De acuerdo con la Norma Oficial Mexicana -NOM-, aprobada por las autoridades federales, en las minas de carbón del norte de Coahuila está prohibido trabajar cuando la concentración de metano llega a 1.5 por ciento. Pero en La Esmeralda, explica el ingeniero Armando Díaz Cárdenas, gerente de Seguridad, "el trabajo se suspende cuando los niveles son de uno por ciento".
Guía e instructor de los enviados de este diario, a los que acompaña en el recorrido por las galerías de la mina, a cada rato saca del bolsillo de su uniforme un metanómetro plateado -semejante a los antiguos radios de transistores- y aprieta los botones que él sabe para medir el gas. Gracias al viento exhalado por los abanicos y a la incesante colocación de peróxido de potasio sobre el carbón nuevo, en ninguno de los parajes por los que pasamos el metanómetro marcará arriba de 0.09 por ciento.
En la oscuridad, mientras caminamos hacia el frente noroeste, alumbrándose cada quien con el haz de la linterna que brilla sobre la visera de su respectivo casco de plástico, vemos anchas, pero breves, galerías laterales que son cuartos de herramientas, comedores, baños, y distinguimos las señas fosforescentes en las correas del arnés que por el frente y por la espalda ostentan obligatoriamente todos los que bajan a la mina, junto con su batería y su equipo de autorrescate.
Pero de repente el ingeniero Díaz voltea y nos indica que nos hagamos a un lado porque en el techo de la galería está atravesado un riel y de éste cuelgan los "vagones" de un silencioso ferrocarril en miniatura, tripulado por un muchacho que apenas sonríe al vernos, y que transporta cosas varias.
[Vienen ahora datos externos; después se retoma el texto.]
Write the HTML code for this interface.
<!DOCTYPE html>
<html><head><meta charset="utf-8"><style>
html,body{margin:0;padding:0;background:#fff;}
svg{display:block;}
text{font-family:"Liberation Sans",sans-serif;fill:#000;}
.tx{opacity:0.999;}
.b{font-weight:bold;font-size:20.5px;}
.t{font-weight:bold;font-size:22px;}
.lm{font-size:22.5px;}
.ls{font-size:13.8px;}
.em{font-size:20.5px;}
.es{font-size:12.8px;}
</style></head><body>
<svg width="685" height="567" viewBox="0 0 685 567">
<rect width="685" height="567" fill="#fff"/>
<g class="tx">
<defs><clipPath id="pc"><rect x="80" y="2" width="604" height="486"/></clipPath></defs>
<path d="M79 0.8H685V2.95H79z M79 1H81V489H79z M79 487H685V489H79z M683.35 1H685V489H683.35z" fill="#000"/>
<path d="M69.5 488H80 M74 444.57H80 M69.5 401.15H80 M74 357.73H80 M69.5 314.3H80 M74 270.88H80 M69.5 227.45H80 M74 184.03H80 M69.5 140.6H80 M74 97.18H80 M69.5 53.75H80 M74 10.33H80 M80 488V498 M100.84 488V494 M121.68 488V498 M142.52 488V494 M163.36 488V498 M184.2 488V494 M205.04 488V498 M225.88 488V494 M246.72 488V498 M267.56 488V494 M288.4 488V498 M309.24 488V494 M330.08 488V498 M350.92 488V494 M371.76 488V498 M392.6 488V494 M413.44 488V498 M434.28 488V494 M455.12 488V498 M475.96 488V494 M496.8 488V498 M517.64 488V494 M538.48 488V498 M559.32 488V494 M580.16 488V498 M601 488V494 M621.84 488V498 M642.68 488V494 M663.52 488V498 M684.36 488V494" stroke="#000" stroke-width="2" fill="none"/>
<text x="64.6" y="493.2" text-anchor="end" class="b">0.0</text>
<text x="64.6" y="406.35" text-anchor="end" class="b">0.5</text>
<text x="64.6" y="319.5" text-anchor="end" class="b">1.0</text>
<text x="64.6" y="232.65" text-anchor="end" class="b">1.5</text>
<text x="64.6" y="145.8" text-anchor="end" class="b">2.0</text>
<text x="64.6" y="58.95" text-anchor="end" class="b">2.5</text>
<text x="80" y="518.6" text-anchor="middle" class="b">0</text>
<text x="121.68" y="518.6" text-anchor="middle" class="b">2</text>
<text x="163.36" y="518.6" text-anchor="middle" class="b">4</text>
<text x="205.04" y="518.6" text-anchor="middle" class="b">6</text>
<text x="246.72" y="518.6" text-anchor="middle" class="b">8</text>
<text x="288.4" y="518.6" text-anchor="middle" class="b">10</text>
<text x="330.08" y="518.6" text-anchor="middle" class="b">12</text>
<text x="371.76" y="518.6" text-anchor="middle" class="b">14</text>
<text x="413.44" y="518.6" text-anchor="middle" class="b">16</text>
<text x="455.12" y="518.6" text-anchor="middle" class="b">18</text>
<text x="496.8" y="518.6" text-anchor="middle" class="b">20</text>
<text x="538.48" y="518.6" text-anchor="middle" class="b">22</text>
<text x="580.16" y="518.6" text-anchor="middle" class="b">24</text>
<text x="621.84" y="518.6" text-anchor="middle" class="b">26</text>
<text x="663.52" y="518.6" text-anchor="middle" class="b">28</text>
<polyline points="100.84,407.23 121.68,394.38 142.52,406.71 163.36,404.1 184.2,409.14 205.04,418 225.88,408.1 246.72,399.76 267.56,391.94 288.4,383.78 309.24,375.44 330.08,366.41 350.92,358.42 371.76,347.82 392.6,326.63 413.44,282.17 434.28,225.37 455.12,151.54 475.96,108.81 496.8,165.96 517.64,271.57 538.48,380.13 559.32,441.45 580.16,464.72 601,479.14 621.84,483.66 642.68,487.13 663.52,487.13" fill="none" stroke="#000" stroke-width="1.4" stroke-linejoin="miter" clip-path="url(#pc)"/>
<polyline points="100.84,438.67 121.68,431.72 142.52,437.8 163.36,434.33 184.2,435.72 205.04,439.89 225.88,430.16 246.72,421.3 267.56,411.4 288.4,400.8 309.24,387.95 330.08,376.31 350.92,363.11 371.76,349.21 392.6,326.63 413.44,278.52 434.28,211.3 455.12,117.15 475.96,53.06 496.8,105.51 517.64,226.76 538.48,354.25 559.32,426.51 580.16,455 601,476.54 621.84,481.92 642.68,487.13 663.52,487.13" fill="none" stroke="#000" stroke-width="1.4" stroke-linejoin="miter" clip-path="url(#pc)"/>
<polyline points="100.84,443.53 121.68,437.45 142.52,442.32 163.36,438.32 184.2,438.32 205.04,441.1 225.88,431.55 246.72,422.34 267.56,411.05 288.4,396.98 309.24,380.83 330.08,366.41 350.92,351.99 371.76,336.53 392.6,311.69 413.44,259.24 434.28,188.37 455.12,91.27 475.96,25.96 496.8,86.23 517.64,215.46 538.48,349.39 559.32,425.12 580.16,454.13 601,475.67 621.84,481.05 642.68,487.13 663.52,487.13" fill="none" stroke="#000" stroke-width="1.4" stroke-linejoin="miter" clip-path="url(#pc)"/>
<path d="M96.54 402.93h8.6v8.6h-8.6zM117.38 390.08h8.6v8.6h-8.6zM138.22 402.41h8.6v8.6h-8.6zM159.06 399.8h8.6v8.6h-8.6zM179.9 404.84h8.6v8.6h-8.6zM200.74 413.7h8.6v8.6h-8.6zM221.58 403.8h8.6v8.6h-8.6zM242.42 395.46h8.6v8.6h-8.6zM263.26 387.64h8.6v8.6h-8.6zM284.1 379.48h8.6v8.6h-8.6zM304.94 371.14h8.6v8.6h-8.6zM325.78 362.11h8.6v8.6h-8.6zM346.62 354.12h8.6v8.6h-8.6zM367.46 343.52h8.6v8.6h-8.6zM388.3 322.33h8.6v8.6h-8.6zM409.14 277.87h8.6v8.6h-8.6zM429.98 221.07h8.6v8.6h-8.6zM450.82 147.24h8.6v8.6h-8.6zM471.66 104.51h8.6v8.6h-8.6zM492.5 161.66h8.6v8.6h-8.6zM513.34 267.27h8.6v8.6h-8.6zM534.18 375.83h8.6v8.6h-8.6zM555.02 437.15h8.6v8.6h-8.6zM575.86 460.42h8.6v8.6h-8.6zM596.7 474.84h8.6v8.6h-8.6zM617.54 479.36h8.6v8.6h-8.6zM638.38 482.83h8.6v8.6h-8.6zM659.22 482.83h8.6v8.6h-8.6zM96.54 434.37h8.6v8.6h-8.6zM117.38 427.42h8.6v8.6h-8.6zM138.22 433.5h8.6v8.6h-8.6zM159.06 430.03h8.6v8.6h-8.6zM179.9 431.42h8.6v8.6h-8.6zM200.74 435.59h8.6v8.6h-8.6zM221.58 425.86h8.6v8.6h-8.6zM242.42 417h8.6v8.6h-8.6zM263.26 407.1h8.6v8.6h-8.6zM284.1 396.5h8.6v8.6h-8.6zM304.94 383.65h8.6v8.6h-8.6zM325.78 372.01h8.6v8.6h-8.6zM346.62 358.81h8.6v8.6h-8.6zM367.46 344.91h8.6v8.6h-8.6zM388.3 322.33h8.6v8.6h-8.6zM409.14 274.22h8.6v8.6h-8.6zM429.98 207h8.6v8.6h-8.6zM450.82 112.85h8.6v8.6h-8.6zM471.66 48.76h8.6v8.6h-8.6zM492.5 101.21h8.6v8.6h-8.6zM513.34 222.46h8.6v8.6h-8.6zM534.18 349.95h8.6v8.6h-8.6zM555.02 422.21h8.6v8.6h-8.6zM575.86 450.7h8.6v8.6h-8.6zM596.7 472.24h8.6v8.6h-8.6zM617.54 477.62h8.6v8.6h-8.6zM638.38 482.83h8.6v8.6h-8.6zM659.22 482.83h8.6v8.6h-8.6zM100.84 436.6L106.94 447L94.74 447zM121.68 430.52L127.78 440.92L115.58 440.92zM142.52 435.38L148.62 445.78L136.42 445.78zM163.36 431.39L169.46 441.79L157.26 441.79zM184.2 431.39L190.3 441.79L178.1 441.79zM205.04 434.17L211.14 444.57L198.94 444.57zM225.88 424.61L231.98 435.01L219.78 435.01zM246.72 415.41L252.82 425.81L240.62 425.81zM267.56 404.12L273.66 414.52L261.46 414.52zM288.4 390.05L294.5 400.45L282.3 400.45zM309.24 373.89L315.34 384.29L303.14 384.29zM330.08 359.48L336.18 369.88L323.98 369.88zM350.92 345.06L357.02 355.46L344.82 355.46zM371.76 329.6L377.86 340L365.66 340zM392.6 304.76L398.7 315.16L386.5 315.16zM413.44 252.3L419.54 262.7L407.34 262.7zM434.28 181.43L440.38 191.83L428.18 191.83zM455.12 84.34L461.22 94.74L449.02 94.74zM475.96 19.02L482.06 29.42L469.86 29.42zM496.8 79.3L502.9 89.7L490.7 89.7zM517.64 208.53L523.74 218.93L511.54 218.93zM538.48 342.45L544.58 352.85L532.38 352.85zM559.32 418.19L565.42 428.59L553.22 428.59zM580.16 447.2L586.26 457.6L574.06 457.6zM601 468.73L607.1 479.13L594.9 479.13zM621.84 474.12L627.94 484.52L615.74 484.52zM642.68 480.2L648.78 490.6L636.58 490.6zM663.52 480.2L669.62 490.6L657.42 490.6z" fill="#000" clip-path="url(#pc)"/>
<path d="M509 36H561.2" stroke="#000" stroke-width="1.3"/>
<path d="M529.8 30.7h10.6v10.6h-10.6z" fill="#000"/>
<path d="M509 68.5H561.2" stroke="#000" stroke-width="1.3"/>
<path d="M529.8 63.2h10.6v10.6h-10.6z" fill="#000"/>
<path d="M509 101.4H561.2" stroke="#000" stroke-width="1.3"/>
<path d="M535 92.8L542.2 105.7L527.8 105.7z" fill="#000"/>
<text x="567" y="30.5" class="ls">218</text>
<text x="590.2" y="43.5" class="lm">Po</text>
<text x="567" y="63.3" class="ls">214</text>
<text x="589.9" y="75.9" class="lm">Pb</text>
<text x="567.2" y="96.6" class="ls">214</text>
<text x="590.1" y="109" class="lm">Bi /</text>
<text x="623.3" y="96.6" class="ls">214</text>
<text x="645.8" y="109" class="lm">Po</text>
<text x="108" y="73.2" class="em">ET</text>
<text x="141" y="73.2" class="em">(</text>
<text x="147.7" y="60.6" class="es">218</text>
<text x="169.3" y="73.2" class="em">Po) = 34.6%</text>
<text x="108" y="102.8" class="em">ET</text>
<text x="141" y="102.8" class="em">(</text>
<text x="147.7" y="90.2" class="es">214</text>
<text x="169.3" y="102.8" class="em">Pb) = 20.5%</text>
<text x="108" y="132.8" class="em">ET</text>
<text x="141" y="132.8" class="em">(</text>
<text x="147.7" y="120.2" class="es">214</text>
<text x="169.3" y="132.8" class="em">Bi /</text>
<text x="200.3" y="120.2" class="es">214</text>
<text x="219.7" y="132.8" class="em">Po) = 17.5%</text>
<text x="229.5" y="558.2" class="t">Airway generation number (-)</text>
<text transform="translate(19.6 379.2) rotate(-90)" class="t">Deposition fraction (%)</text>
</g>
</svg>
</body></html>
El ingeniero aprovecha para enseñarnos "la línea de la vida": una cuerda paralela, tendida horizontalmente a lo largo del túnel, que cada tantos metros tiene una especie de trompo de madera para indicar a quien la use la dirección correcta hacia la salida: la parte más delgada apunta al frente del túnel y la más gruesa a la plancha por donde se sube a la bocamina.
Entonces, más adelante, una falla eléctrica apaga todo: la banda sin fin se detiene y el viento de los abanicos deja de circular. Uno, por supuesto, imagina la peor de las catástrofes y aguza los sentidos en alerta máxima. "Cuando esto se prolonga más de 30 minutos, el personal tiene la obligación de evacuar", explica el ingeniero. Luego todo vuelve a su extraña normalidad y continuamos al fondo del túnel.
Allí, una vez que los cepillos de acero avanzan un metro más dentro del carbón, otros mineros especialistas en esa faena se aprestan a colocar los arcos de acero que sostendrán el techo de la galería. Aquí ya no se utilizan los antiguos pilotes de madera de pino y los marcos cuadrados. Esta bóveda, reforzada con alambrón y madera, representa la tecnología más avanzada y proviene de las minas carboneras de Australia y Alemania, hoy por hoy las más eficientes del mundo.
Por desgracia, de las 150 minas carboneras del norte de Coahuila sólo seis cuentan con un sistema de seguridad como el de La Esmeralda; en el resto, los trabajadores dependen más bien de la misericordia celestial que no suele ser muy eficaz en los territorios cercanos a los dominios del diablo.